The 25-year-old Shreir’s inhabiting of the dual roles of editor and designer partially explains the debut issue’s robust 180 pages. “I was in a struggle with myself,” she admits. “As an editor, I wanted to fit in as much content as possible and as a graphic designer I wanted to give each article as much space as it needed.”

As for the design itself, the concept of the spine — the kind of vertical stripe that instantly distinguishes a Criterion DVD or a BFI Modern Classic monograph — is integrated throughout the edition as a kind of visual motif, ping-ponging across page spreads and containing bylines and pull-quotes. Pages are both single and double column, and there are full-page director portraits as well as bursts of geometric abstraction. A trapezoidal shadow appears here and there, while the nested circles on the cover are meant to “represent the lens,” says Shreir, even as the design strategy might suggest “the kind of écriture féminine–type bullshit which I admire and appreciate as theory but don’t subscribe to.” Indeed, Another Gaze’s design style looks away from a kind of late ’90s/early aughts postmodernist lineage (Neville Brody, Paula Scher, David Carson) to, perhaps, the original influences of these designers — Russian constructivism and the avant-garde of the early 20th century. “It’s October-esque,” says Shreir. “I wanted it to look like a literary journal — a bit ahistoric — while being accessible.”

The magazine’s modest price tag — £8.50, with options for readers to pay what they want — is also part of the mission statement. (Visit anothergaze.com for more info.) “The foundational premise of Another Gaze is to bring this type of writing out from behind the paywall as well as the academic subscription,” says Shreir.

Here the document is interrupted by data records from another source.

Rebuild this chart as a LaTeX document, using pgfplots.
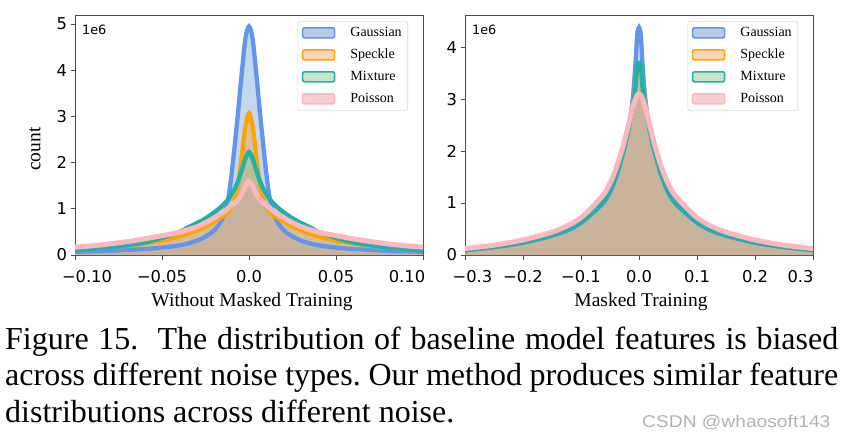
\documentclass[border=0pt]{standalone}
\usepackage{fontspec}
\setmainfont{Liberation Serif}
\newfontfamily\dejavu{DejaVu Sans}
\newfontfamily\wmfont{Liberation Sans}
\usepackage{pgfplots}
\pgfplotsset{compat=1.18}
\usepackage{pgfplotstable}

\definecolor{gline}{HTML}{6495ED}
\definecolor{sline}{HTML}{FFA500}
\definecolor{mline}{HTML}{20B2AA}
\definecolor{pline}{HTML}{FFB6C1}
\definecolor{gfill}{HTML}{6A9AD8}
\definecolor{sfill}{HTML}{FF9A40}
\definecolor{mfill}{HTML}{7CC47C}
\definecolor{pfill}{HTML}{E8A0A0}
\definecolor{gleg}{HTML}{B8CCE8}
\definecolor{sleg}{HTML}{FDD6BA}
\definecolor{mleg}{HTML}{C8E4C8}
\definecolor{pleg}{HTML}{F5D0D2}

\pgfplotstableread{
x g s m p
-0.100 0.07 0.12 0.10 0.17
-0.090 0.08 0.14 0.13 0.20
-0.080 0.09 0.17 0.16 0.24
-0.070 0.11 0.20 0.21 0.29
-0.060 0.13 0.25 0.27 0.35
-0.050 0.16 0.31 0.37 0.42
-0.040 0.21 0.40 0.50 0.49
-0.035 0.25 0.46 0.60 0.55
-0.030 0.31 0.53 0.69 0.61
-0.026 0.38 0.60 0.77 0.68
-0.022 0.47 0.68 0.87 0.76
-0.018 0.62 0.77 0.98 0.85
-0.015 0.82 0.84 1.08 0.92
-0.012 1.22 0.93 1.20 1.01
-0.010 1.75 1.05 1.32 1.08
-0.008 2.45 1.25 1.45 1.14
-0.006 3.20 1.60 1.63 1.21
-0.004 4.00 2.20 1.86 1.33
-0.002 4.70 2.80 2.10 1.50
0.000 4.95 3.07 2.23 1.60
0.002 4.70 2.80 2.10 1.50
0.004 4.00 2.20 1.86 1.33
0.006 3.20 1.60 1.63 1.21
0.008 2.45 1.25 1.45 1.14
0.010 1.75 1.05 1.32 1.08
0.012 1.22 0.93 1.20 1.01
0.015 0.82 0.84 1.08 0.92
0.018 0.62 0.77 0.98 0.85
0.022 0.47 0.68 0.87 0.76
0.026 0.38 0.60 0.77 0.68
0.030 0.31 0.53 0.69 0.61
0.035 0.25 0.46 0.60 0.55
0.040 0.21 0.40 0.50 0.49
0.050 0.16 0.31 0.37 0.42
0.060 0.13 0.25 0.27 0.35
0.070 0.11 0.20 0.21 0.29
0.080 0.09 0.17 0.16 0.24
0.090 0.08 0.14 0.13 0.20
0.100 0.07 0.12 0.10 0.17
}\leftdata

\pgfplotstableread{
x g s m p
-0.300 0.092 0.10 0.095 0.125
-0.250 0.15 0.16 0.155 0.19
-0.200 0.235 0.25 0.24 0.29
-0.150 0.37 0.39 0.38 0.44
-0.120 0.49 0.51 0.50 0.58
-0.100 0.62 0.65 0.63 0.72
-0.090 0.71 0.74 0.72 0.82
-0.080 0.81 0.84 0.82 0.93
-0.070 0.91 0.95 0.92 1.05
-0.060 1.03 1.07 1.04 1.18
-0.050 1.21 1.25 1.22 1.38
-0.040 1.49 1.53 1.50 1.65
-0.035 1.66 1.70 1.67 1.82
-0.030 1.86 1.90 1.87 2.00
-0.025 2.07 2.10 2.07 2.20
-0.020 2.33 2.35 2.32 2.42
-0.015 2.65 2.62 2.60 2.65
-0.010 3.10 2.95 2.92 2.88
-0.006 3.70 3.28 3.25 3.00
-0.003 4.25 3.55 3.66 3.08
0.000 4.38 3.62 3.68 3.10
0.003 4.25 3.55 3.66 3.08
0.006 3.70 3.28 3.25 3.00
0.010 3.10 2.95 2.92 2.88
0.015 2.65 2.62 2.60 2.65
0.020 2.33 2.35 2.32 2.42
0.025 2.07 2.10 2.07 2.20
0.030 1.86 1.90 1.87 2.00
0.035 1.66 1.70 1.67 1.82
0.040 1.49 1.53 1.50 1.65
0.050 1.21 1.25 1.22 1.38
0.060 1.03 1.07 1.04 1.18
0.070 0.91 0.95 0.92 1.05
0.080 0.81 0.84 0.82 0.93
0.090 0.71 0.74 0.72 0.82
0.100 0.62 0.65 0.63 0.72
0.120 0.49 0.51 0.50 0.58
0.150 0.37 0.39 0.38 0.44
0.200 0.235 0.25 0.24 0.29
0.250 0.15 0.16 0.155 0.19
0.300 0.092 0.10 0.095 0.125
}\rightdata

\pgfplotsset{
  myaxis/.style={
    scale only axis, width=348pt, height=240pt,
    axis line style={black!70, line width=0.8pt},
    ymin=0,
    tick align=outside, major tick length=4.5pt,
    tick pos=left,
    tick style={black!70, line width=0.8pt},
    ticklabel style={font=\dejavu\fontsize{16.3}{17}\selectfont},
    xticklabel style={yshift=-7pt},
    ytick={0,1,2,3,4,5}, yticklabels={0,1,2,3,4,5},
    legend cell align=left,
    legend image code/.code={\draw[##1] (0pt,-5pt) rectangle (32pt,5pt);},
    legend style={at={(rel axis cs:0.957,0.975)}, anchor=north east,
      draw=black!15, rounded corners=2pt, line width=0.6pt,
      font=\fontsize{14}{15}\selectfont,
      inner xsep=4pt, inner ysep=3pt, row sep=5pt, column sep=13pt,
      nodes={text height=10pt, text depth=3pt, inner sep=2pt}},
    fillg/.style={draw=none, fill=gfill, fill opacity=0.4, forget plot, smooth},
    fills/.style={draw=none, fill=sfill, fill opacity=0.4, forget plot, smooth},
    fillm/.style={draw=none, fill=mfill, fill opacity=0.4, forget plot, smooth},
    fillp/.style={draw=none, fill=pfill, fill opacity=0.4, forget plot, smooth},
    lg/.style={gline, line width=4.3pt, smooth, forget plot},
    ls/.style={sline, line width=4.3pt, smooth, forget plot},
    lm/.style={mline, line width=4.3pt, smooth, forget plot},
    lp/.style={pline, line width=5pt, smooth, forget plot},
  }
}

\begin{document}
\begin{tikzpicture}
\useasboundingbox (0pt,-440pt) rectangle (843pt,0pt);

\begin{axis}[myaxis, at={(75pt,-255pt)}, anchor=south west,
  xmin=-0.10, xmax=0.10, ymax=5.195,
  xtick={-0.1,-0.05,0,0.05,0.1},
  xticklabels={\hspace*{24pt}−0.10,−0.05,0.0,0.05,0.10\hspace*{32pt}}]
  \addplot[fillg] table[x=x,y=g]{\leftdata} \closedcycle;
  \addplot[fills] table[x=x,y=s]{\leftdata} \closedcycle;
  \addplot[fillm] table[x=x,y=m]{\leftdata} \closedcycle;
  \addplot[fillp] table[x=x,y=p]{\leftdata} \closedcycle;
  \addplot[lg] table[x=x,y=g]{\leftdata};
  \addplot[ls] table[x=x,y=s]{\leftdata};
  \addplot[lm] table[x=x,y=m]{\leftdata};
  \addplot[lp] table[x=x,y=p]{\leftdata};
  \addlegendimage{draw=gline, fill=gleg, line width=1.6pt}
  \addlegendentry{Gaussian}
  \addlegendimage{draw=sline, fill=sleg, line width=1.6pt}
  \addlegendentry{Speckle}
  \addlegendimage{draw=mline, fill=mleg, line width=1.6pt}
  \addlegendentry{Mixture}
  \addlegendimage{draw=pline, fill=pleg, line width=1.6pt}
  \addlegendentry{Poisson}
  \node[anchor=north west, inner sep=0pt, font=\dejavu\fontsize{12.8}{13}\selectfont]
    at (rel axis cs:0,1) [xshift=7pt, yshift=-10pt] {1e6};
\end{axis}

\begin{axis}[myaxis, at={(465pt,-255pt)}, anchor=south west,
  xmin=-0.3, xmax=0.3, ymax=4.62,
  xtick={-0.3,-0.2,-0.1,0,0.1,0.2,0.3},
  xticklabels={\hspace*{15pt}−0.3,−0.2,−0.1,0.0,0.1,0.2,0.3\hspace*{25pt}},
  ytick={0,1,2,3,4}, yticklabels={0,1,2,3,4}]
  \addplot[fillg] table[x=x,y=g]{\rightdata} \closedcycle;
  \addplot[fills] table[x=x,y=s]{\rightdata} \closedcycle;
  \addplot[fillm] table[x=x,y=m]{\rightdata} \closedcycle;
  \addplot[fillp] table[x=x,y=p]{\rightdata} \closedcycle;
  \addplot[lg] table[x=x,y=g]{\rightdata};
  \addplot[ls] table[x=x,y=s]{\rightdata};
  \addplot[lm] table[x=x,y=m]{\rightdata};
  \addplot[lp] table[x=x,y=p]{\rightdata};
  \addlegendimage{draw=gline, fill=gleg, line width=1.6pt}
  \addlegendentry{Gaussian}
  \addlegendimage{draw=sline, fill=sleg, line width=1.6pt}
  \addlegendentry{Speckle}
  \addlegendimage{draw=mline, fill=mleg, line width=1.6pt}
  \addlegendentry{Mixture}
  \addlegendimage{draw=pline, fill=pleg, line width=1.6pt}
  \addlegendentry{Poisson}
  \node[anchor=north west, inner sep=0pt, font=\dejavu\fontsize{12.8}{13}\selectfont]
    at (rel axis cs:0,1) [xshift=7pt, yshift=-10pt] {1e6};
\end{axis}

\node[rotate=90, anchor=center, font=\fontsize{19.5}{20}\selectfont] at (35pt,-149pt) {count};
\node[anchor=center, font=\fontsize{19.5}{20}\selectfont] at (252pt,-302pt) {Without Masked Training};
\node[anchor=center, font=\fontsize{19.5}{20}\selectfont] at (641pt,-302pt) {Masked Training};

\node[anchor=base west, inner sep=0pt, font=\fontsize{32}{35}\selectfont] at (5pt,-349pt)
  {\hbox to 833pt{Figure 15.\ \ The distribution of baseline model features is biased}};
\node[anchor=base west, inner sep=0pt, font=\fontsize{32}{35}\selectfont] at (5pt,-385.5pt)
  {\frenchspacing\hbox to 833pt{across different noise types. Our method produces similar feature}};
\node[anchor=base west, inner sep=0pt, font=\fontsize{32}{35}\selectfont] at (5pt,-422pt)
  {\frenchspacing distributions across different noise.};
\node[anchor=base west, inner sep=0pt, text=black!30, xscale=1.13, font=\wmfont\fontsize{17}{18}\selectfont] at (642pt,-427pt)
  {CSDN @whaosoft143};
\end{tikzpicture}
\end{document}
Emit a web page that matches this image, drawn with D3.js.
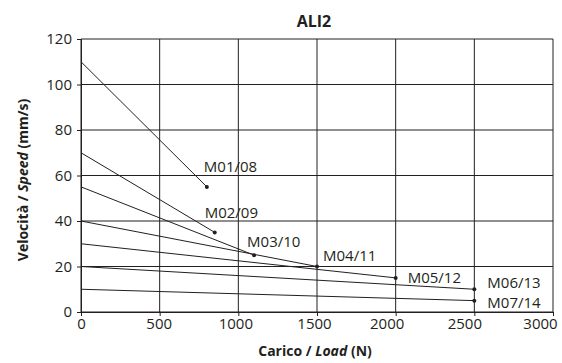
<!DOCTYPE html>
<html>
<head>
<meta charset="utf-8">
<script src="https://cdn.jsdelivr.net/npm/d3@7"></script>
<style>
  body { margin: 0; background: #fff; }
  text { font-family: "Open Sans", sans-serif; fill: #231f20; }
</style>
</head>
<body>
<script>
// series: each line starts at load 0 and ends at its max load
let models = ["M01/08", "M02/09", "M03/10", "M04/11", "M05/12", "M06/13", "M07/14"];
let startSpeed = [110, 70, 55, 40, 30, 20, 10];
let endLoad = [800, 850, 1100, 1500, 2000, 2500, 2500];
let endSpeed = [55, 35, 25, 20, 15, 10, 5];

let xTicks = [0, 500, 1000, 1500, 2000, 2500, 3000];
let yTicks = [0, 20, 40, 60, 80, 100, 120];

// label offsets from line end (px)
let labelDx = [-3, -10, -7, 6, 12, 13, 13];
let labelDy = [-15, -14, -8, -6, 5, -1, 7];
// x tick labels sit a bit left of their gridline in the original
let xTickNudge = [0, -1, -3, -3, -9, -10, -13];

let width = 562, height = 363;
let margin = {top: 39, right: 9, bottom: 51, left: 81};

let svg = d3.select('body').append('svg')
    .attr('width', width)
    .attr('height', height);

let g = svg.append('g')
    .attr('transform', 'translate(' + margin.left + ',' + margin.top + ')');

let w = width - margin.left - margin.right;
let h = height - margin.top - margin.bottom;

let xScale = d3.scaleLinear().domain([0, 3000]).range([0, w]);
let yScale = d3.scaleLinear().domain([0, 120]).range([h, 0]);

// grid
g.selectAll('.vgrid').data(xTicks).enter().append('line')
    .attr('x1', d => xScale(d)).attr('x2', d => xScale(d))
    .attr('y1', 0).attr('y2', h)
    .attr('stroke', '#231f20').attr('stroke-width', 1);
g.selectAll('.hgrid').data(yTicks).enter().append('line')
    .attr('x1', 0).attr('x2', w)
    .attr('y1', d => yScale(d)).attr('y2', d => yScale(d))
    .attr('stroke', '#231f20').attr('stroke-width', 1);

// axes
let xAxis = d3.axisBottom(xScale).tickValues(xTicks).tickFormat(d3.format('d')).tickSize(4).tickPadding(2);
let yAxis = d3.axisLeft(yScale).tickValues(yTicks).tickFormat(d3.format('d')).tickSize(4).tickPadding(5);

let gx = g.append('g').attr('transform', 'translate(0,' + h + ')').call(xAxis);
let gy = g.append('g').call(yAxis);
[gx, gy].forEach(a => {
  a.select('.domain').attr('stroke', '#231f20');
  a.selectAll('.tick line').attr('stroke', '#231f20');
  a.selectAll('.tick text').style('font-size', '15px').attr('fill', '#231f20');
});
gx.selectAll('.tick text').attr('dx', (d, i) => xTickNudge[i]);

// lines
g.selectAll('.series').data(models).enter().append('line')
    .attr('x1', xScale(0))
    .attr('y1', (d, i) => yScale(startSpeed[i]))
    .attr('x2', (d, i) => xScale(endLoad[i]))
    .attr('y2', (d, i) => yScale(endSpeed[i]))
    .attr('stroke', '#231f20').attr('stroke-width', 1);

g.selectAll('.dot').data(models).enter().append('circle')
    .attr('cx', (d, i) => xScale(endLoad[i]))
    .attr('cy', (d, i) => yScale(endSpeed[i]))
    .attr('r', 2)
    .attr('fill', '#231f20');

g.selectAll('.lbl').data(models).enter().append('text')
    .attr('x', (d, i) => xScale(endLoad[i]) + labelDx[i])
    .attr('y', (d, i) => yScale(endSpeed[i]) + labelDy[i])
    .style('font-size', '15px')
    .text(d => d);

// title
svg.append('text')
    .attr('x', margin.left + w / 2 - 3)
    .attr('y', 27)
    .attr('text-anchor', 'middle')
    .style('font-size', '16px').style('font-weight', 'bold')
    .text('ALI2');

// x label
let xl = svg.append('text')
    .attr('x', margin.left + w / 2 - 2)
    .attr('y', 356)
    .attr('text-anchor', 'middle')
    .style('font-size', '14px').style('font-weight', 'bold');
xl.append('tspan').text('Carico / ');
xl.append('tspan').style('font-style', 'italic').text('Load');
xl.append('tspan').text(' (N)');

// y label
let yl = svg.append('text')
    .attr('transform', 'translate(28,180) rotate(-90)')
    .attr('text-anchor', 'middle')
    .style('font-size', '14px').style('font-weight', 'bold');
yl.append('tspan').text('Velocità / ');
yl.append('tspan').style('font-style', 'italic').text('Speed');
yl.append('tspan').text(' (mm/s)');
</script>
</body>
</html>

In terms of its economics, Another Gaze crowd-funded the creation of its website, secured a deal with Amazon Prime for its video director interviews, creates custom supplements for home video distributors (Another Gaze content can be found on the U.K. DVD release of Hope Dickson Leach’s The Leveling, for example) and receives grants to send its writers around the world to interview directors. The first issue is already nearly sold out, and a second printing is planned.